I first conducted a brief survey to gather both qualitative & quantitative data to find research participants as well as learn a bit more about some common behaviors related to news and social media consumption.

User Interviews

From the survey respondents, I selected 5 participants to interview in in-depth, 30-minute interviews to learn more about their news and social media habits.

From those interviews, I pulled out 106 quotes that stood out or provided insight into the participants’ habits. I then used affinity mapping to categorize the interviewees’ quotes based on similarities. I broke it down into 10 categories with 13 subcategories.

Personas

Using my interviews and affinity mapping, I created 3 distinct personas to represent potential users and their needs.

Insights

Bringing together everything I had learned so far, four insights bubbled to the top. The four “How Might We” questions built from these insights informed the ideation process.

Quick updates are just as valuable as in-depth research and data.

Being informed is often socially motivated.

It is valuable to have a high-level understanding of opposing viewpoints.

Curated content is highly valued.

How Might We…

provide easy access to both brief summaries and in-depth deep-dives of current events?

allow communities to discuss, share, and find information about topics they care about?

give brief, unobtrusive insights into opposing viewpoints?
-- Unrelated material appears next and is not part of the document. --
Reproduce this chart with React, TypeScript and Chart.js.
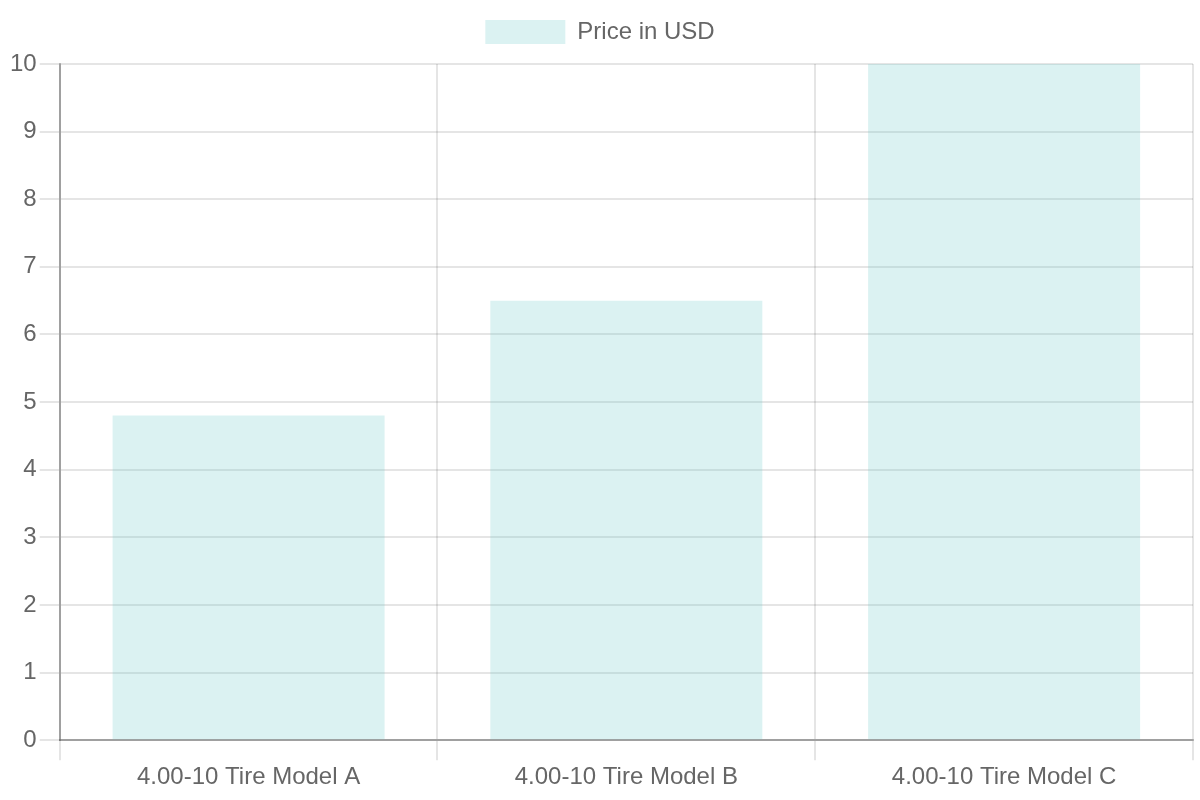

show people stories and topics that are both relevant and additive to their lives?

User Stories

Considering the personas and How Might We questions, I came up with 34 potential user stories. Using affinity mapping, I sorted through the stories, grouped them, and then prioritized them using the MoSCoW method to decide on key features for the program.

MoSCoW Prioritization

User Flows

From the user stories, I created a “happy path” for each of the three personas. Each happy path is based on a likely scenario each persona would find themselves in. Isabelle would like to do research on a topic, Santiago is looking through curated content and using social features, and Bailey is quickly catching up on the top news stories.

Sketches

Using each persona and their user flows, I was able to decide on what pages were necessary for each persona’s common tasks, and how to bring them into one, cohesive application. This included a curated content section, daily and topic summaries for quick digestion, as well as bias scores and data on topics for more in-depth research. I created a variety of sketches for what this app would look like, then created a series of low-fidelity prototypes.

Low Fidelity Prototype

Style Guide

After various rounds of guerrilla testing and iterating, the prototypes were ready for a fresh coat of paint. I worked on a style guide, applied it, and after some more tinkering and testing, settled on high-fidelity prototypes.

High Fidelity Prototype

Conclusion

The major challenge for this project was combining two information-dense products (social media and news) into one cohesive, easy-to-digest interface. By letting images and icons draw the user’s attention, rather than text, and ensuring that every piece of content had visual breathing room, I was able to accomplish this. After bringing the final designs back to all the people we had run usability tests with, I received plenty of positive feedback and excitement about the changes that were made. All users expressed excitement and hope that this app would eventually hit the market.